Last week this column discussed a recent decision by the U.S. Supreme Court, recognizing the right outlined in the Constitution of the people to bear arms for personal defense.  

The same week as this important decision was handed down, the Court also issued a ruling that bars states from applying the death penalty in child rape cases, dealing a blow to efforts to protect our children to the best of our ability and punish the vilest of criminals. 

These decisions could not have been more different in their reasoning and in their result. The opinion upholding the right to bear arms was based on careful study of the text of the Constitution and the intent of our founding fathers. The decision to strike a Louisiana law allowing for the execution of a man who violently raped his own 8-year-old step-daughter was based on “evolving standards of decency” that the Court seemed to pluck from the air to justify their ruling.

In its decision the Supreme Court offered twisted bits of logic to explain why it decided to strike the law of our sister state of Louisiana. On the one hand, they pointed to the fact that the majority of the 50 states do not presently have laws on their books imposing the death penalty for child rape as evidence of a lack of a national consensus on the issue. The irony of this reasoning is that in many cases it was the Court’s own ruling in a 1977 case banning the death penalty for the rape of an adult, and what amounted to a Court imposed moratorium on the death penalty that stretched across several years in the 1960’s and 1970’s, that put a damper on efforts by the states to expand this penalty to one of the most heinous crimes imaginable — child rape.  

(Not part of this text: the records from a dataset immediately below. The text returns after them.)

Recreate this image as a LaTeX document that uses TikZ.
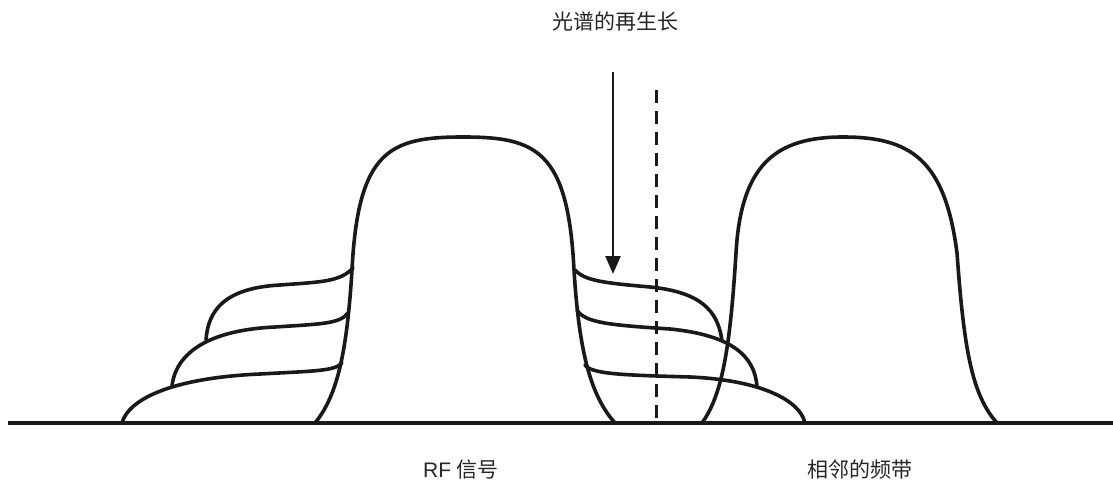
\documentclass[tikz,border=0pt]{standalone}
\usepackage{fontspec}
\setmainfont{Liberation Sans}
\newfontfamily\cjk{Noto Sans CJK SC}
\usetikzlibrary{arrows.meta}
\tikzset{
  curve/.style={line width=3.6pt, line join=round, line cap=round, black!90},
  baseline/.style={line width=4.5pt, black!90},
  lbl/.style={font=\fontsize{21}{21}\selectfont, inner sep=0pt, text=black!85},
  arrowline/.style={line width=2.4pt, black!90, -{Triangle[length=18pt,width=15pt]}},
  dashline/.style={line width=3pt, black!90, dash pattern=on 13pt off 8pt}
}
\begin{document}
\begin{tikzpicture}[x=1pt,y=-1pt]
\useasboundingbox (0,0) rectangle (1113,484);
% baseline
\coordinate (b0) at (8,423);
\coordinate (b1) at (1113,423);
\draw[baseline] (b0) -- (b1);
% main RF signal bump
\draw[curve] (315,423) .. controls (338,395) and (347,350) .. (352,270)
  .. controls (358,150) and (390,137) .. (463,137)
  .. controls (536,137) and (568,150) .. (574,270)
  .. controls (579,350) and (590,395) .. (615,423);
% adjacent band bump
\draw[curve] (702,423) .. controls (722,395) and (730,350) .. (736,253)
  .. controls (741,165) and (775,137) .. (843,137)
  .. controls (911,137) and (945,160) .. (957,253)
  .. controls (964,350) and (972,395) .. (997,423);
% left shoulders
\draw[curve] (353,268) .. controls (340,282) and (320,282) .. (280,285)
  .. controls (225,288) and (208,310) .. (206,340);
\draw[curve] (348,313) .. controls (340,324) and (320,324) .. (275,327)
  .. controls (210,330) and (176,352) .. (172,386);
\draw[curve] (342,363) .. controls (335,371) and (315,371) .. (260,374)
  .. controls (170,378) and (128,400) .. (122,423);
% right shoulders
\draw[curve] (575,270) .. controls (585,281) and (605,283) .. (650,287)
  .. controls (700,292) and (718,310) .. (722,341);
\draw[curve] (577,310) .. controls (585,323) and (610,325) .. (670,329)
  .. controls (730,335) and (755,355) .. (757,387);
\draw[curve] (585,365) .. controls (592,374) and (620,375) .. (690,377)
  .. controls (760,380) and (800,400) .. (805,423);
% arrow and dashed line
\coordinate (a0) at (613,72);
\coordinate (a1) at (613,274);
\draw[arrowline] (a0) -- (a1);
\coordinate (d0) at (656,90);
\coordinate (d1) at (656,423);
\draw[dashline] (d0) -- (d1);
% labels
\node[lbl] (regrowth) at (615,22) {\cjk 光谱的再生长};
\node[lbl] (rf) at (461,470) {RF {\cjk 信号}};
\node[lbl] (adj) at (860,470) {\cjk 相邻的频带};
\end{tikzpicture}
\end{document}
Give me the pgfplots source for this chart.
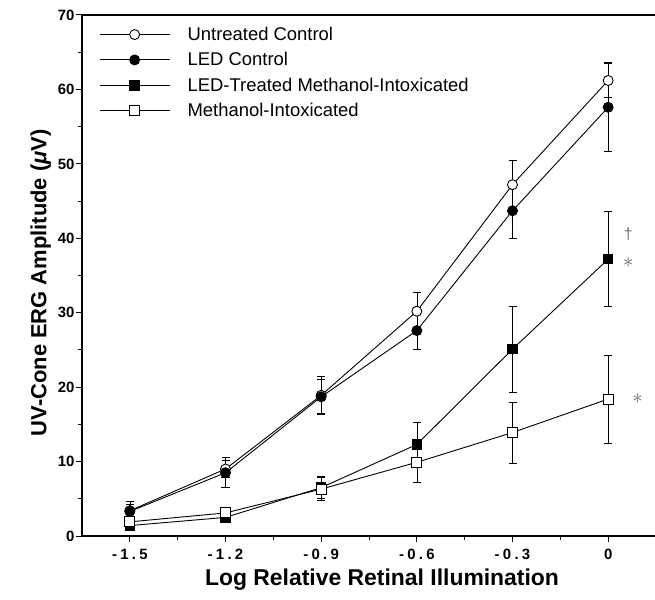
\documentclass[border=0pt]{standalone}
\usepackage{fontspec}
\setmainfont{Liberation Sans}
\newfontfamily\tickfont[LetterSpace=22]{Liberation Sans}
\usepackage{pgfplots}
\usepackage{pgfplotstable}
\pgfplotsset{compat=1.18}

% x = log relative retinal illumination, y = amplitude (uV), err = bar half-length
\pgfplotstableread{
x     y     err
-1.5  3.4   1.3
-1.2  9.0   1.2
-0.9  18.9  2.6
-0.6  30.2  2.5
-0.3  47.2  3.3
0     61.2  2.3
}\untreated
\pgfplotstableread{
x     y     err
-1.5  3.3   1.0
-1.2  8.5   2.0
-0.9  18.7  2.3
-0.6  27.6  2.6
-0.3  43.7  3.7
0     57.6  6.0
}\ledcontrol
\pgfplotstableread{
x     y     err
-1.5  1.4   0.6
-1.2  2.5   0.5
-0.9  6.5   1.5
-0.6  12.3  3.0
-0.3  25.1  5.8
0     37.2  6.4
}\ledtreated
\pgfplotstableread{
x     y     err
-1.5  1.9   0.5
-1.2  3.1   0.5
-0.9  6.3   1.5
-0.6  9.9   2.7
-0.3  13.9  4.1
0     18.4  5.9
}\methanol

\begin{document}
\begin{tikzpicture}
\begin{axis}[
    scale only axis,
    width=574bp, height=521bp,
    xmin=-1.65, xmax=0.15,
    ymin=0, ymax=70,
    xtick={-1.5,-1.2,-0.9,-0.6,-0.3,0},
    xticklabels={-1.5,-1.2,-0.9,-0.6,-0.3,0},
    minor xtick={-1.35,-1.05,-0.75,-0.45,-0.15},
    ytick={0,10,...,70},
    minor ytick={5,15,...,65},
    /pgf/number format/assume math mode=true,
    tick align=outside, tick pos=left,
    major tick length=6bp, minor tick length=4bp,
    every tick/.style={black, line width=1bp},
    axis line style={line width=1.3bp},
    xticklabel style={font=\tickfont\bfseries\fontsize{15}{18}\selectfont, yshift=-4bp},
    yticklabel style={font=\bfseries\fontsize{15}{18}\selectfont, xshift=2bp},
    xlabel={Log Relative Retinal Illumination},
    ylabel={UV-Cone ERG Amplitude (\textit{μ}V)},
    xlabel style={font=\bfseries\fontsize{23}{26}\selectfont, yshift=-2bp, xshift=13bp},
    ylabel style={font=\bfseries\fontsize{22}{26}\selectfont, at={(ticklabel cs:0.486)}},
    legend style={draw=none, fill=none, at={(rel axis cs:0,1)}, anchor=north west,
        xshift=14bp, yshift=-8bp, font=\fontsize{18.5}{21}\selectfont, row sep=6.5bp},
    legend cell align=left,
    legend image code/.code={\draw[mark repeat=2,mark phase=2]
        plot coordinates {(0bp,0bp) (35bp,0bp) (70bp,0bp)};
        \path[draw=none] (70bp,0bp) -- (86bp,0bp);},
    every axis plot/.append style={black, line width=0.9bp},
    error bars/y dir=both, error bars/y explicit,
    error bars/error mark options={rotate=90, mark size=4bp, line width=0.9bp},
]
\addplot[mark=*, mark size=5bp, mark options={fill=white, line width=0.9bp}]
    table[x=x, y=y, y error=err] {\untreated};
\addlegendentry{Untreated Control}
\addplot[mark=*, mark size=5bp, mark options={fill=black}]
    table[x=x, y=y, y error=err] {\ledcontrol};
\addlegendentry{LED Control}
\addplot[mark=square*, mark size=4.7bp, mark options={fill=black}]
    table[x=x, y=y, y error=err] {\ledtreated};
\addlegendentry{LED-Treated Methanol-Intoxicated}
\addplot[mark=square*, mark size=5bp, mark options={fill=white, line width=0.9bp}]
    table[x=x, y=y, y error=err] {\methanol};
\addlegendentry{Methanol-Intoxicated}

\draw[line width=3bp] (rel axis cs:0,0) -- (rel axis cs:1,0);
\node[black!55, font=\fontsize{16}{18}\selectfont] at (axis cs:0.063,40.6) {†};
\node[black!60, font=\fontsize{20}{20}\selectfont] at (axis cs:0.063,36.7) {$\ast$};
\node[black!60, font=\fontsize{20}{20}\selectfont] at (axis cs:0.092,18.5) {$\ast$};
\coordinate (O) at (rel axis cs:0,0);
\end{axis}
\pgfresetboundingbox
\path[use as bounding box] ([xshift=-82bp,yshift=-64bp]O) rectangle ([xshift=573bp,yshift=536bp]O);
\end{tikzpicture}
\end{document}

And despite the Court’s own muddying of the water on this issue, efforts were still underway across the nation (including in Missouri) to impose the death penalty on those who would dare rape an innocent child — a fact that seemed to be of little consequence to the five jurists who gave us this unfortunate decision.  

In its opinion, the Court engages in remarkable legal gymnastics to attempt to bolster its declaration that American society no longer approves of executing child rapists. In reality, the Court needed to do nothing more than what courts are supposed to do — decide matters of law and leave public policy decisions to Congress and the elected legislatures of the 50 states. The founders of the United States created the perfect barometer for gauging the opinion of the American people – elected legislators and a jury of one’s peers.  

While five left-leaning members of the U.S. Supreme Court may find the execution of those who rape little children to be repugnant, I am confident a majority of Missourians feel that the crime itself is onerous enough to warrant the ultimate penalty a government can impose. By its ill-advised venture into the public policy arena, the Court overstepped its bounds and replaced a thoughtful public debate on this issue with an edict that forecloses any further discussion.

This past legislative session, the Senate Judiciary Committee, which I chair, heard and passed a bill that would have allowed prosecutors to seek the death penalty for child rape. However, the Legislature realized that it would all be for nothing if the Supreme Court struck down the Louisiana law, which they have now done.  

Let us hope that future decisions the court will demonstrate respect for the text of the Constitution and the original intent of its framers.